Each SM has 16 load/store units, allowing source and destination addresses to be calculated for sixteen threads per clock. Supporting units load and store the data at each address to cache or DRAM.

Double precision arithmetic is at the heart of HPC applications such as linear algebra, numerical simulation, and quantum chemistry. The Fermi architecture has been specifically designed to offer unprecedented performance in double precision; up to 16 double precision fused multiply-add operations can be performed per SM, per clock, a dramatic improvement over the GT200 architecture.
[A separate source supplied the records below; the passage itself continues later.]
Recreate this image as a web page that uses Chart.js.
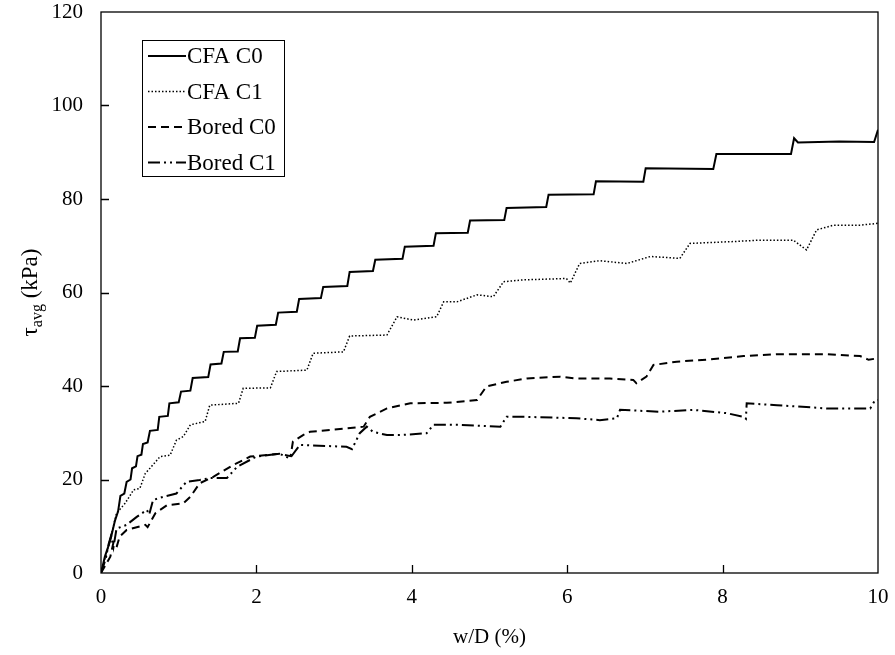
<!DOCTYPE html>
<html>
<head>
<meta charset="utf-8">
<title>tau avg vs w/D</title>
<script src="https://cdn.jsdelivr.net/npm/chart.js@4.4.1/dist/chart.umd.min.js"></script>
<style>
  html, body { margin: 0; padding: 0; background: #fff; }
  canvas { display: block; }
</style>
</head>
<body>
<canvas id="shearChart" width="895" height="655"></canvas>
<script>
// values, [w/D %, tau kPa]
const cfaC0 = [
  [0,0],[0.05,3.5],[0.12,7],[0.18,11.2],[0.22,13.2],[0.25,16.5],[0.3,17],[0.33,19.5],[0.38,20],
  [0.4,22.4],[0.45,22.8],[0.47,25],[0.52,25.3],[0.54,27.6],[0.6,27.9],[0.63,30.4],[0.73,30.6],
  [0.75,33.4],[0.86,33.6],[0.88,36.3],[1.0,36.5],[1.03,38.8],[1.15,39],[1.18,41.7],[1.38,41.9],
  [1.41,44.6],[1.55,44.8],[1.58,47.3],[1.76,47.4],[1.79,50.2],[1.98,50.3],[2.01,52.9],[2.25,53.1],
  [2.28,55.7],[2.52,55.9],[2.55,58.6],[2.83,58.8],[2.86,61.2],[3.17,61.4],[3.2,64.4],[3.5,64.6],
  [3.53,67.0],[3.88,67.2],[3.91,69.8],[4.28,70.0],[4.31,72.7],[4.72,72.8],[4.75,75.4],[5.19,75.5],
  [5.22,78.1],[5.73,78.3],[5.76,80.9],[6.34,81.0],[6.37,83.8],[6.98,83.7],[7.01,86.6],[7.88,86.4],
  [7.92,89.6],[8.88,89.6],[8.92,93.0],[8.97,92.1],[9.5,92.3],[9.95,92.2],[10,94.8]
];
const cfaC1 = [
  [0,0],[0.1,6],[0.2,12.8],[0.31,14.9],[0.42,17.8],[0.5,18.1],[0.57,21.3],[0.63,22.4],[0.76,24.9],
  [0.89,25.2],[0.97,28.4],[1.06,29.2],[1.15,31.7],[1.34,32.4],[1.4,35.9],[1.77,36.3],[1.83,39.5],
  [2.18,39.6],[2.26,43.1],[2.65,43.4],[2.73,47.0],[3.12,47.3],[3.2,50.7],[3.68,50.9],[3.81,54.8],
  [4.02,54.1],[4.32,54.8],[4.41,58.0],[4.58,58.0],[4.84,59.5],[5.05,59.1],[5.18,62.3],[5.43,62.7],
  [5.99,63.0],[6.04,62.0],[6.16,66.2],[6.42,66.8],[6.77,66.2],[7.07,67.7],[7.45,67.3],[7.58,70.5],
  [8.14,70.9],[8.48,71.2],[8.91,71.2],[9.08,69.1],[9.21,73.4],[9.43,74.4],[9.77,74.4],[10,74.8]
];
const boredC0 = [
  [0,0],[0.12,3.5],[0.16,6.5],[0.2,5.5],[0.24,7.8],[0.33,9.2],[0.57,10.3],[0.6,9.8],[0.7,12.8],
  [0.85,14.5],[1.06,14.9],[1.15,16.3],[1.27,19.2],[1.45,20.6],[1.7,23.1],[1.92,24.9],[2.3,25.5],
  [2.44,25.0],[2.47,28.1],[2.6,29.5],[2.69,30.2],[2.95,30.6],[3.38,31.3],[3.46,33.4],[3.68,35.2],
  [3.98,36.3],[4.45,36.4],[4.84,37.0],[4.96,39.9],[5.22,40.9],[5.48,41.6],[5.91,42.0],[6.12,41.6],
  [6.55,41.6],[6.85,41.3],[6.89,40.6],[7.02,42.0],[7.11,44.5],[7.41,45.2],[7.84,45.7],[8.27,46.4],
  [8.7,46.8],[9.34,46.8],[9.77,46.4],[9.88,45.6],[9.98,45.9],[10,46]
];
const boredC1 = [
  [0,0],[0.06,3],[0.1,6.3],[0.13,8],[0.16,5.5],[0.2,9.5],[0.33,10.3],[0.46,12.0],[0.59,13.5],
  [0.62,12.5],[0.67,15.6],[0.8,16.3],[0.97,17.0],[1.1,19.5],[1.27,19.9],[1.4,20.3],[1.62,20.3],
  [1.75,22.7],[2.0,24.9],[2.3,25.5],[2.43,24.5],[2.56,27.4],[3.16,27.0],[3.23,26.5],[3.33,29.9],
  [3.42,31.3],[3.5,30.2],[3.68,29.5],[3.85,29.5],[4.19,29.9],[4.28,31.7],[4.62,31.7],[5.14,31.3],
  [5.22,33.4],[5.48,33.4],[6.12,33.1],[6.42,32.7],[6.64,33.1],[6.68,34.9],[7.19,34.5],[7.62,34.9],
  [8.05,34.2],[8.27,33.4],[8.3,33.0],[8.31,36.3],[8.7,35.9],[9.34,35.2],[9.9,35.2],[9.96,36.9],[10,37]
];

const seriesNames = ['CFA C0', 'CFA C1', 'Bored C0', 'Bored C1'];
const xTickValues = [0, 2, 4, 6, 8, 10];
const yTickValues = [0, 20, 40, 60, 80, 100, 120];

const FONT = 'Liberation Serif, "Times New Roman", serif';

const toPoints = arr => arr.map(p => ({ x: p[0], y: p[1] }));

const lineStyles = [
  { width: 2, dash: [] },
  { width: 1.5, dash: [1.5, 2] },
  { width: 2, dash: [8, 5] },
  { width: 2, dash: [12, 4, 2, 4, 2, 4] }
];

const datasets = [cfaC0, cfaC1, boredC0, boredC1].map((arr, i) => ({
  label: seriesNames[i],
  data: toPoints(arr),
  borderColor: '#000',
  borderWidth: lineStyles[i].width,
  borderDash: lineStyles[i].dash,
  pointRadius: 0,
  tension: 0,
  fill: false
}));

//! frame, inward ticks, legend box and y title
const decorations = {
  id: 'decorations',
  afterDraw(chart) {
    const ctx = chart.ctx;
    const area = chart.chartArea;
    const xs = chart.scales.x, ys = chart.scales.y;
    ctx.save();
    ctx.strokeStyle = '#000';
    ctx.lineWidth = 1.3;
    ctx.setLineDash([]);
    ctx.strokeRect(area.left, area.top, area.right - area.left, area.bottom - area.top);

    ctx.beginPath();
    yTickValues.slice(1, -1).forEach(v => {
      const py = Math.round(ys.getPixelForValue(v)) + 0.5;
      ctx.moveTo(area.left, py);
      ctx.lineTo(area.left + 8, py);
    });
    xTickValues.slice(1, -1).forEach(v => {
      const px = Math.round(xs.getPixelForValue(v)) + 0.5;
      ctx.moveTo(px, area.bottom);
      ctx.lineTo(px, area.bottom - 8);
    });
    ctx.stroke();

    // legend
    ctx.lineWidth = 1;
    ctx.strokeRect(142.5, 40.5, 142, 136);
    ctx.font = '23px ' + FONT;
    ctx.fillStyle = '#000';
    ctx.textBaseline = 'middle';
    ctx.textAlign = 'left';
    datasets.forEach((ds, i) => {
      const ly = 56 + i * 35.5;
      ctx.beginPath();
      ctx.lineWidth = ds.borderWidth;
      ctx.setLineDash(ds.borderDash);
      ctx.moveTo(148, ly);
      ctx.lineTo(186, ly);
      ctx.stroke();
      ctx.fillText(ds.label, 187, ly + 1);
    });
    ctx.setLineDash([]);

    // y title with subscript
    const bigFont = '23px ' + FONT, smallFont = '16px ' + FONT;
    ctx.font = bigFont;
    const wTau = ctx.measureText('\u03c4').width;
    const wRest = ctx.measureText(' (kPa)').width;
    ctx.font = smallFont;
    const wSub = ctx.measureText('avg').width;
    const total = wTau + wSub + wRest;
    ctx.translate(30, (area.top + area.bottom) / 2);
    ctx.rotate(-Math.PI / 2);
    ctx.textBaseline = 'alphabetic';
    let tx = -total / 2;
    ctx.font = bigFont;
    ctx.fillText('\u03c4', tx, 7);
    tx += wTau;
    ctx.font = smallFont;
    ctx.fillText('avg', tx, 12);
    tx += wSub;
    ctx.font = bigFont;
    ctx.fillText(' (kPa)', tx, 7);
    ctx.restore();
  }
};

const chart = new Chart(document.getElementById('shearChart').getContext('2d'), {
  type: 'line',
  data: { datasets: datasets },
  options: {
    responsive: false,
    animation: false,
    devicePixelRatio: 1,
    layout: { padding: { left: 0, right: 17, top: 12, bottom: 0 } },
    plugins: {
      legend: { display: false },
      tooltip: { enabled: false }
    },
    scales: {
      x: {
        type: 'linear',
        min: 0,
        max: 10,
        afterFit: s => { s.height = 82; s.paddingLeft = 0; s.paddingRight = 0; },
        afterBuildTicks: s => { s.ticks = xTickValues.map(v => ({ value: v })); },
        grid: { display: false, drawTicks: false },
        border: { display: false },
        ticks: { color: '#000', padding: 12, maxRotation: 0, font: { family: FONT, size: 21 } },
        title: { display: true, text: 'w/D (%)', color: '#000', padding: { top: 0, bottom: 5 }, font: { family: FONT, size: 21 } }
      },
      y: {
        type: 'linear',
        min: 0,
        max: 120,
        afterFit: s => { s.width = 101; s.paddingTop = 0; s.paddingBottom = 0; },
        afterBuildTicks: s => { s.ticks = yTickValues.map(v => ({ value: v })); },
        grid: { display: false, drawTicks: false },
        border: { display: false },
        ticks: { color: '#000', padding: 18, font: { family: FONT, size: 21 } }
      }
    }
  },
  plugins: [decorations]
});
</script>
</body>
</html>
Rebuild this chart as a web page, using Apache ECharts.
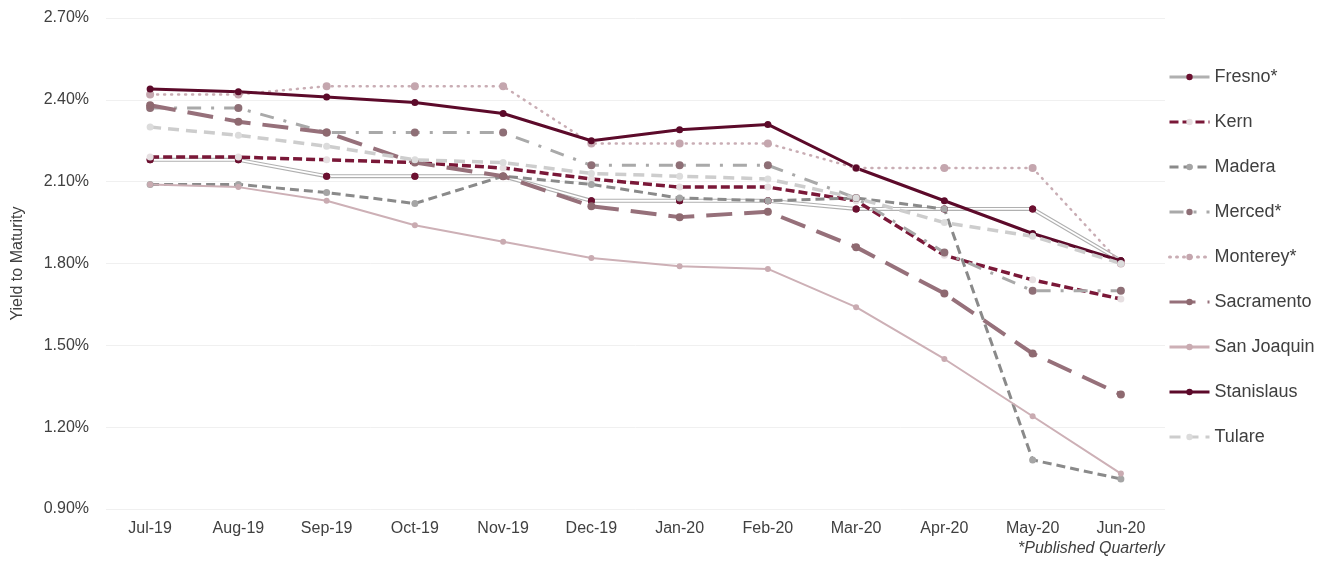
<!DOCTYPE html>
<html>
<head>
<meta charset="utf-8">
<script src="https://cdn.jsdelivr.net/npm/echarts@6/dist/echarts.min.js"></script>
<style>
  html, body { margin: 0; padding: 0; background: #fff; }
  #chart { width: 1327px; height: 561px; }
</style>
</head>
<body>
<div id="chart"></div>
<script>
// months on the x axis
var months = ["Jul-19", "Aug-19", "Sep-19", "Oct-19", "Nov-19", "Dec-19",
  "Jan-20", "Feb-20", "Mar-20", "Apr-20", "May-20", "Jun-20"];

// yield to maturity, in percent
var fresno     = [2.18, 2.18, 2.12, 2.12, 2.12, 2.03, 2.03, 2.03, 2.00, 2.00, 2.00, 1.81];
var kern       = [2.19, 2.19, 2.18, 2.17, 2.15, 2.11, 2.08, 2.08, 2.03, 1.83, 1.74, 1.67];
var madera     = [2.09, 2.09, 2.06, 2.02, 2.12, 2.09, 2.04, 2.03, 2.04, 2.00, 1.08, 1.01];
var merced     = [2.37, 2.37, 2.28, 2.28, 2.28, 2.16, 2.16, 2.16, 2.04, 1.84, 1.70, 1.70];
var monterey   = [2.42, 2.42, 2.45, 2.45, 2.45, 2.24, 2.24, 2.24, 2.15, 2.15, 2.15, 1.80];
var sacramento = [2.38, 2.32, 2.28, 2.17, 2.12, 2.01, 1.97, 1.99, 1.86, 1.69, 1.47, 1.32];
var sanJoaquin = [2.09, 2.08, 2.03, 1.94, 1.88, 1.82, 1.79, 1.78, 1.64, 1.45, 1.24, 1.03];
var stanislaus = [2.44, 2.43, 2.41, 2.39, 2.35, 2.25, 2.29, 2.31, 2.15, 2.03, 1.91, 1.81];
var tulare     = [2.30, 2.27, 2.23, 2.18, 2.17, 2.13, 2.12, 2.11, 2.04, 1.95, 1.90, 1.80];

var legendNames = ["Fresno*", "Kern", "Madera", "Merced*", "Monterey*",
  "Sacramento", "San Joaquin", "Stanislaus", "Tulare"];

var font = "Liberation Sans";
var textColor = "#404040";

function line(name, data, lineColor, markColor, width, type, size, cap) {
  return {
    name: name,
    type: "line",
    data: data,
    symbol: "circle",
    symbolSize: size || 7,
    itemStyle: { color: markColor },
    lineStyle: { color: lineColor, width: width, type: type, cap: cap || "butt" },
    emphasis: { disabled: true }
  };
}

var myChart = echarts.init(document.getElementById("chart"));
myChart.setOption({
  animation: false,
  backgroundColor: "#fff",
  grid: { left: 106, right: 162, top: 18, bottom: 52 },
  legend: {
    data: legendNames,
    orient: "vertical",
    left: 1163,
    top: 63,
    itemWidth: 40,
    itemHeight: 8,
    itemGap: 27,
    lineStyle: { width: 3 },
    textStyle: { fontFamily: font, fontSize: 18, color: textColor }
  },
  xAxis: {
    type: "category",
    data: months,
    boundaryGap: true,
    axisLine: { show: false },
    axisTick: { show: false },
    axisLabel: { fontFamily: font, fontSize: 16, color: textColor, margin: 12, interval: 0 }
  },
  yAxis: {
    type: "value",
    min: 0.9,
    max: 2.7,
    interval: 0.3,
    name: "Yield to Maturity",
    nameLocation: "middle",
    nameRotate: 90,
    nameGap: 80,
    nameTextStyle: { fontFamily: font, fontSize: 16, color: textColor },
    axisLabel: {
      fontFamily: font, fontSize: 16, color: textColor, margin: 17,
      formatter: function (v) { return v.toFixed(2) + "%"; }
    },
    splitLine: { lineStyle: { color: "#f0f0f0", width: 1 } }
  },
  graphic: [{
    type: "text",
    left: 1018,
    top: 541,
    style: {
      text: "*Published Quarterly",
      font: "italic 16px 'Liberation Sans'",
      fill: textColor
    }
  }],
  series: [
    line("Fresno*", fresno, "#b0b0b0", "#6b1030", 4, "solid", 7),
    // white core gives the Fresno line its double-stroke look
    line("Fresno-core", fresno, "#ffffff", "#6b1030", 1.8, "solid", 7),
    line("Kern", kern, "#7a1838", "#e6dfe1", 3.5, [9, 4], 7),
    line("Madera", madera, "#8a8a8a", "#a5a5a5", 3, [9, 5], 7),
    line("Merced*", merced, "#a9a9a9", "#8e6f76", 3, [14, 10, 3, 10], 8),
    line("Monterey*", monterey, "#c9adb4", "#c4a6ae", 2.5, [1, 6], 8, "round"),
    line("Sacramento", sacramento, "#96707a", "#8e6970", 4, [26, 12], 8),
    line("San Joaquin", sanJoaquin, "#cdb0b6", "#c9abb1", 2, "solid", 6),
    line("Stanislaus", stanislaus, "#5c0a2a", "#5c0a2a", 3, "solid", 7),
    line("Tulare", tulare, "#cdcdcd", "#dcdcdc", 3.5, [11, 7], 7)
  ]
});
</script>
</body>
</html>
One of the key architectural innovations that greatly improved both the programmability and performance of GPU applications is on-chip shared memory. Shared memory enables threads within the same thread block to cooperate, facilitates extensive reuse of on-chip data, and greatly reduces off-chip traffic. Shared memory is a key enabler for many high-performance CUDA applications. G80 and GT200 have 16 KB of shared memory per SM. In the Fermi architecture, each SM has 64 KB of on-chip memory that can be configured as 48 KB of Shared memory with 16 KB of L1 cache or as 16 KB of Shared memory with 48 KB of L1 cache. For existing applications that make extensive use of Shared memory, tripling the amount of Shared memory yields significant performance improvements, especially for problems that are bandwidth constrained. For existing applications that use Shared memory as software managed cache, code can be streamlined to take advantage of the hardware caching system, while still having access to at least 16 KB of shared memory for explicit thread cooperation.

Best of all, applications that do not use Shared memory automatically benefit from the L1 cache, allowing high performance CUDA programs to be built with minimum time and effort.